→ **Given instruction**:
Identify the lines containing the word "matplotlib". Copy each one.
───── Dataset extract ─────
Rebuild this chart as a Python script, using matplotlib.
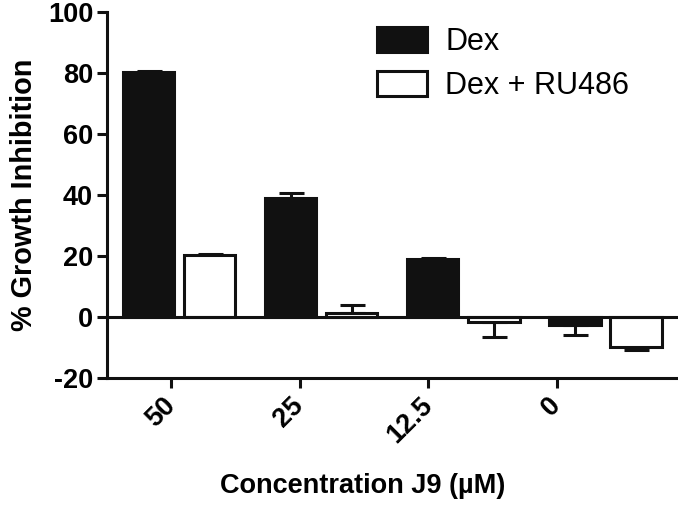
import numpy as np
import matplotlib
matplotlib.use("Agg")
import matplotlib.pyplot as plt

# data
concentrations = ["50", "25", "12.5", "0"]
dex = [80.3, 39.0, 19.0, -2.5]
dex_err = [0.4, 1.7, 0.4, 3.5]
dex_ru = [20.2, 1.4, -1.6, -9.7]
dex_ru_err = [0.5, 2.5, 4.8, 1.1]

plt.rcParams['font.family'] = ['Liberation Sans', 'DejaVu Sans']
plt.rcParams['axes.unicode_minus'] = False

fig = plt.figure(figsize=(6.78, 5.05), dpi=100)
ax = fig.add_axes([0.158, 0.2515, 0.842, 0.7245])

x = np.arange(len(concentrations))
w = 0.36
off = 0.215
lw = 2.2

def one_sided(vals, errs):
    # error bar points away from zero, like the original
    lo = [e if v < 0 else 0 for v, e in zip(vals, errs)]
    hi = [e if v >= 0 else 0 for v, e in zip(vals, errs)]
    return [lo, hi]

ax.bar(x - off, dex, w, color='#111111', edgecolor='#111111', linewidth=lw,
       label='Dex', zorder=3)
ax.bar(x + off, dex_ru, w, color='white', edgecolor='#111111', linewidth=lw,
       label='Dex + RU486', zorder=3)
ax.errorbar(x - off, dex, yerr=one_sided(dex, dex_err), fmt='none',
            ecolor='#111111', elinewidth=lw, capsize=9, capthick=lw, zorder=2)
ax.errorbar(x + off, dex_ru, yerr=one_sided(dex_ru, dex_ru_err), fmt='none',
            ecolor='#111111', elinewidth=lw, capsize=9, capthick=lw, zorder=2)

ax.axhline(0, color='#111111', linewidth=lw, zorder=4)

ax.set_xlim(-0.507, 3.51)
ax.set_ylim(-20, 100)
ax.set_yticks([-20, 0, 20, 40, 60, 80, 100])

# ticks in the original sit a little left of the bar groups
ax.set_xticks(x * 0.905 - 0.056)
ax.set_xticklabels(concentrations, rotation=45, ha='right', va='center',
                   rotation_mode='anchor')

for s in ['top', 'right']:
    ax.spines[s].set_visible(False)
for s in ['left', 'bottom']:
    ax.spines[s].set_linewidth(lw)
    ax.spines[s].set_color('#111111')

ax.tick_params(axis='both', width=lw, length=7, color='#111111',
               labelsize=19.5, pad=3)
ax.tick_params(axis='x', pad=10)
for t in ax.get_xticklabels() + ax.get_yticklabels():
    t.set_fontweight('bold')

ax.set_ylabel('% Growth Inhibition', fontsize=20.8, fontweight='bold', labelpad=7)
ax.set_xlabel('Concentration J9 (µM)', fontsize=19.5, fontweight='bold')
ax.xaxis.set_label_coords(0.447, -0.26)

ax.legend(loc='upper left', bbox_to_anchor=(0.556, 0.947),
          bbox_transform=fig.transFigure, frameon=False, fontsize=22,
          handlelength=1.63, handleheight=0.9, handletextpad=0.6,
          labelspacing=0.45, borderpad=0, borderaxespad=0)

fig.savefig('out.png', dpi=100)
─────
→ **Solution to the exercise**:
Rebuild this chart as a Python script, using matplotlib.
import matplotlib
matplotlib.use("Agg")
import matplotlib.pyplot as plt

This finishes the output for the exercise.